TACOU is the warrant ticker. Upside: if You lands a genuine AI or biotech platform with $50M+ revenue and 30 percent+ margins, at a $500M–$800M valuation, the warrant could see 3x–5x returns if the merged entity’s growth justifies a higher public market valuation. Downside: if the deal is a wellness consumer brand with brittle unit economics or an AI startup that competes directly with cloud giants, warrant value compresses to zero on first earnings disappointment.

What to watch

  • Deal announcements. When Berto names its target, the press release and SEC 8-K will disclose valuation, structure, and earnout terms. The proxy statement (to follow) will show the target’s historical and projected financials. Those numbers tell you whether this is a real business or a narrative play.
  • Customer concentration and unit economics.

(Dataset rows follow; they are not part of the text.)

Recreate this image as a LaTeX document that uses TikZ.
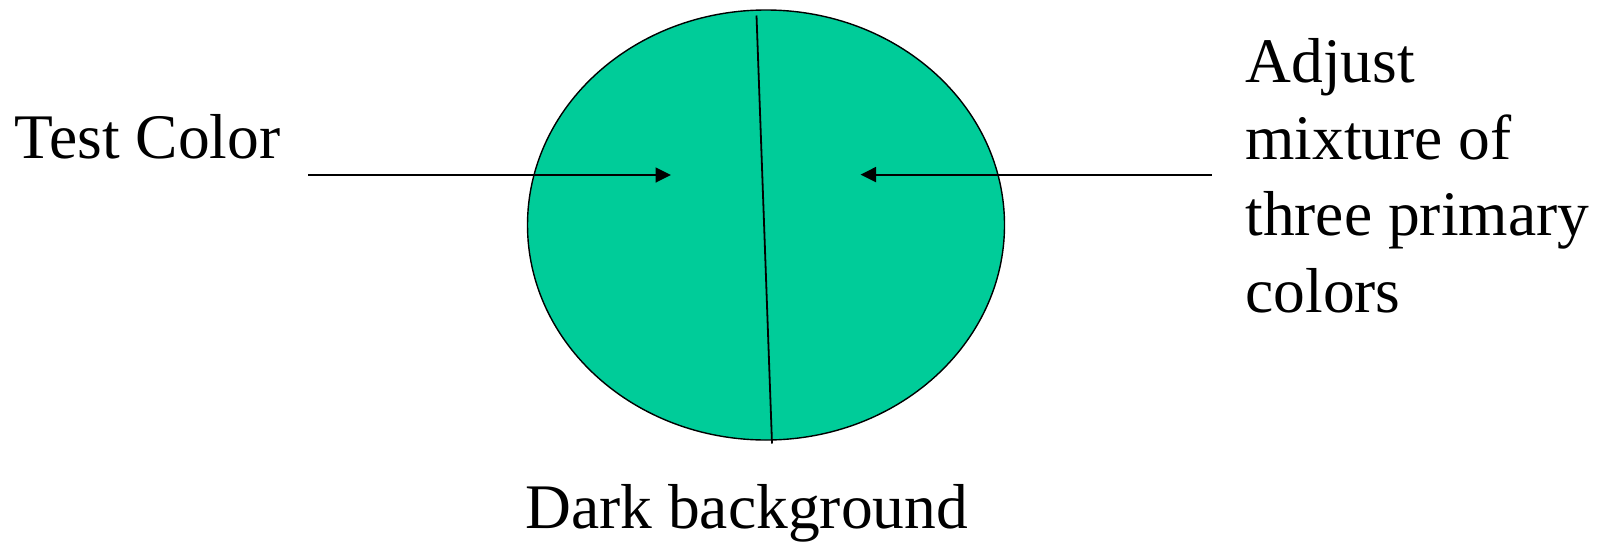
\documentclass[tikz,border=0pt]{standalone}
\usepackage{fontspec}
\setmainfont{Liberation Serif}
\usetikzlibrary{arrows.meta,shapes.geometric}
\definecolor{disc}{RGB}{0,204,153}
\begin{document}
\begin{tikzpicture}[x=0.5pt,y=-0.5pt,
  lbl/.style={inner sep=0pt, anchor=base west, font=\fontsize{31.75}{38.25}\selectfont},
  conn/.style={line width=0.9pt, -{Triangle[length=7.75pt,width=7.5pt]}},
  divider/.style={line width=0.9pt},
  discstyle/.style={ellipse, draw, line width=0.7pt, fill=disc, inner sep=0pt,
    minimum width=238.5pt, minimum height=215pt}]
\useasboundingbox (0,0) rectangle (1605,541);
\node[discstyle] (disk) at (766,225) {};
\coordinate (divtop) at (756.5,15.5);
\coordinate (divbot) at (772,443.5);
\draw[divider] (divtop) -- (divbot);
\node[lbl] (test) at (14.5,158.7) {Test Color};
\node[lbl, align=left] (adjust) at (1245,312.3) {Adjust\\mixture of\\three primary\\colors};
\node[lbl] (dark) at (525,528.6) {Dark background};
\coordinate (tcfrom) at (308,175);
\coordinate (tcto) at (671,175);
\draw[conn] (tcfrom) -- (tcto);
\coordinate (amfrom) at (1211.6,174.6);
\coordinate (amto) at (860.5,174.6);
\draw[conn] (amfrom) -- (amto);
\end{tikzpicture}
\end{document}
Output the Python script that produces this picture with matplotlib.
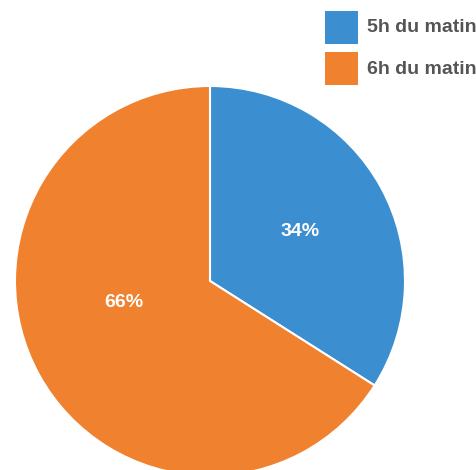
import matplotlib
matplotlib.use("Agg")
import matplotlib.pyplot as plt
from matplotlib.patches import Rectangle

labels = ["5h du matin", "6h du matin"]
values = [34, 66]
colors = ["#3b8fd0", "#f0812e"]

plt.rcParams["font.family"] = ["Liberation Sans", "DejaVu Sans"]

W, H = 477, 470
fig = plt.figure(figsize=(W / 100, H / 100), dpi=100)
# axes placed so the pie sits like the reference (centre ~ (210, 281) px, r ~ 195 px)
ax = fig.add_axes([15 / W, -6 / H, 390 / W, 390 / H])
wedges, texts, autotexts = ax.pie(
    values,
    colors=colors,
    startangle=90,
    counterclock=False,
    autopct="%d%%",
    pctdistance=0.53,
    wedgeprops=dict(edgecolor="white", linewidth=1.5),
    textprops=dict(color="white", fontsize=14, fontweight="bold"),
)
autotexts[1].set_position((-0.44, -0.11))
ax.set_xlim(-1, 1)
ax.set_ylim(-1, 1)
ax.set_aspect("equal")
ax.axis("off")

# legend drawn by hand: square swatches + bold grey labels
for i, (lab, c) in enumerate(zip(labels, colors)):
    top = 11 + i * 41
    fig.patches.append(Rectangle((325 / W, 1 - (top + 33) / H), 33 / W, 33 / H,
                                 transform=fig.transFigure, facecolor=c,
                                 edgecolor="none"))
    fig.text(367 / W, 1 - (top + 17) / H, lab, ha="left", va="center",
             fontsize=14, fontweight="bold", color="#555555")

fig.savefig("out.png", dpi=100)
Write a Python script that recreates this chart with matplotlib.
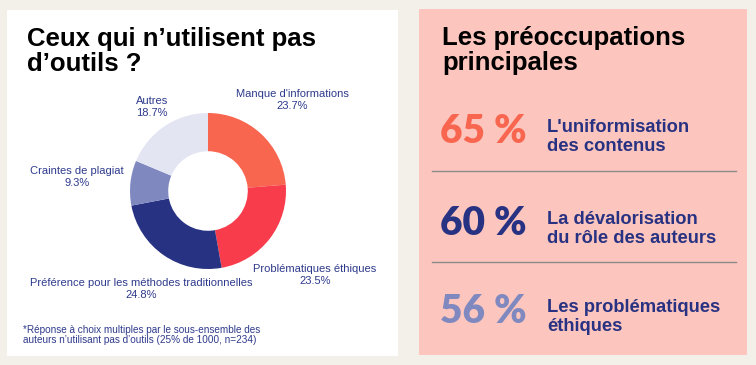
import matplotlib.pyplot as plt
from matplotlib.patches import Rectangle

# donnees du donut
categories = ["Manque d'informations", "Problématiques éthiques",
              "Préférence pour les méthodes traditionnelles",
              "Craintes de plagiat", "Autres"]
parts = [23.7, 23.5, 24.8, 9.3, 18.7]
couleurs = ["#f96650", "#f83c4c", "#283282", "#7f89c0", "#e3e5f3"]

# preoccupations principales
pourcents = [65, 60, 56]
preoccupations = ["L'uniformisation\ndes contenus",
                  "La dévalorisation\ndu rôle des auteurs",
                  "Les problématiques\néthiques"]
couleurs_pct = ["#f96650", "#283282", "#7f89c0"]

W, H = 756, 365
navy = "#2e3a8c"
plt.rcParams['font.family'] = ['Liberation Sans', 'DejaVu Sans']

fig = plt.figure(figsize=(W / 100, H / 100), dpi=100)
fig.patch.set_facecolor("#f3efe9")

def px(x, y):
    return x / W, 1 - y / H

# panneaux
fig.patches.append(Rectangle(px(7, 356), 391 / W, 346 / H, transform=fig.transFigure,
                             facecolor="white", edgecolor="none", zorder=-5))
fig.patches.append(Rectangle(px(419, 355), 328 / W, 346 / H, transform=fig.transFigure,
                             facecolor="#fcc5bd", edgecolor="none", zorder=-5))

# titres (va baseline = derniere ligne)
fig.text(*px(27, 71), "Ceux qui n\u2019utilisent pas\nd\u2019outils ?", fontsize=18.5,
         fontweight="bold", color="black", va="baseline", linespacing=1.05)
fig.text(*px(442, 70), "Les préoccupations\nprincipales", fontsize=18.5,
         fontweight="bold", color="black", va="baseline", linespacing=1.05)

# donut
R = 78
cx, cy = 208, 191
ax = fig.add_axes([(cx - R) / W, 1 - (cy + R) / H, 2 * R / W, 2 * R / H])
ax.pie(parts, colors=couleurs, startangle=90, counterclock=False, radius=1,
       wedgeprops=dict(width=0.49, edgecolor="none"))
ax.set_xlim(-1, 1)
ax.set_ylim(-1, 1)
ax.axis("off")

# etiquettes du donut
etiquettes = [(292, 100, "center"), (315, 275, "center"), (141, 289, "center"),
              (77, 177, "center"), (136, 107, "left")]
for (x, y, ha), cat, v in zip(etiquettes, categories, parts):
    fig.text(*px(x, y), f"{cat}\n{v}%", fontsize=8, color=navy, ha=ha,
             va="center", multialignment=ha, linespacing=1.3)

fig.text(*px(23, 335), "*Réponse à choix multiples par le sous-ensemble des\n"
         "auteurs n\u2019utilisant pas d\u2019outils (25% de 1000, n=234)",
         fontsize=7.2, color=navy, va="center", linespacing=1.1)

# chiffres cles
bases = [143, 235, 323]
for b, p, t, c in zip(bases, pourcents, preoccupations, couleurs_pct):
    fig.text(*px(440, b), f"{p} %", fontsize=28, fontweight="heavy",
             family=["Lato", "DejaVu Sans"], color=c, va="baseline")
    fig.text(*px(547, b + 8), t, fontsize=13.2, fontweight="bold", color="#283282",
             va="baseline", linespacing=1.15)

for y in [171, 262]:
    fig.add_artist(plt.Line2D([432 / W, 736 / W], [1 - y / H] * 2,
                              transform=fig.transFigure, color="#8c8c8c", lw=1))

fig.savefig("out.png", dpi=100, facecolor=fig.get_facecolor())
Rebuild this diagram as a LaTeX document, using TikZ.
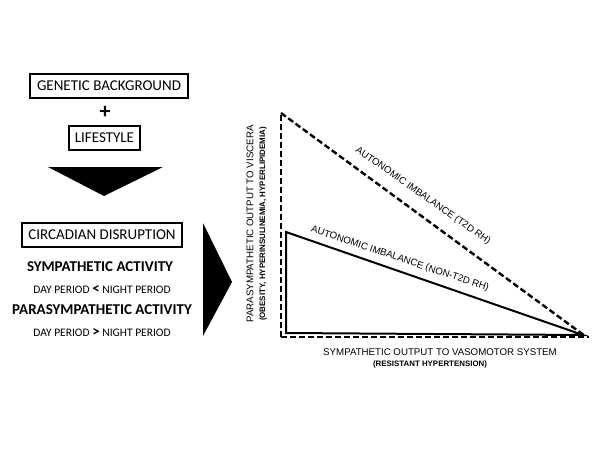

Once the proxy is filed, check: Is the target dependent on 3–5 customers? Are margins expanding or compressing? Is the product differentiated or commodity? Are management’s growth projections grounded in reasonable market sizing or hype?
  • Sponsor financing. If You has to secure significant committed financing (meaning sponsors or other backers are putting real money in to cover redemptions), that signals redemption risk. It does not kill the deal, but it is a yellow flag that public shareholders are skeptical.
  • Redemption rate at close. Once the deal is approved by shareholders, track how many redeem. High redemptions (>60 percent) mean You’s sponsors owned the combined entity plus significant dilution from the financing; public shareholders who didn’t redeem got diluted in the merger.

The SEC documents to read

Berto files quarterly 10-Qs and annual 10-Ks with the SEC under CIK 0002033122. Once a target is announced, the proxy statement (typically filed 30–60 days before the shareholder vote) is essential reading. That document includes the target’s business description, management team, competitive position, historical revenue and cash flow, and management’s forward projections. Compare those projections to the valuation You negotiated. If management projects 40 percent annual growth and You paid $1 billion for $50M revenue, that is a $20 billion forward multiple—only justified if the market agrees with the growth. If the market does not, warrant value evaporates quickly.

Bottom line

Berto Acquisition is a leveraged bet on Harry You’s deal-sourcing ability and the assumption that a high-quality AI or wellness business exists in the $200M–$1.5B range, is looking to go public via SPAC, and will be willing to close with You. That is not an absurd bet—You has experience and a track record. But the SPAC structure selects against genuinely excellent businesses (which have better alternatives) and toward narratives and middling fundamentals. Warrant holders should be prepared to see significant volatility on deal announcement and to dig into the target’s financials before the shareholder vote.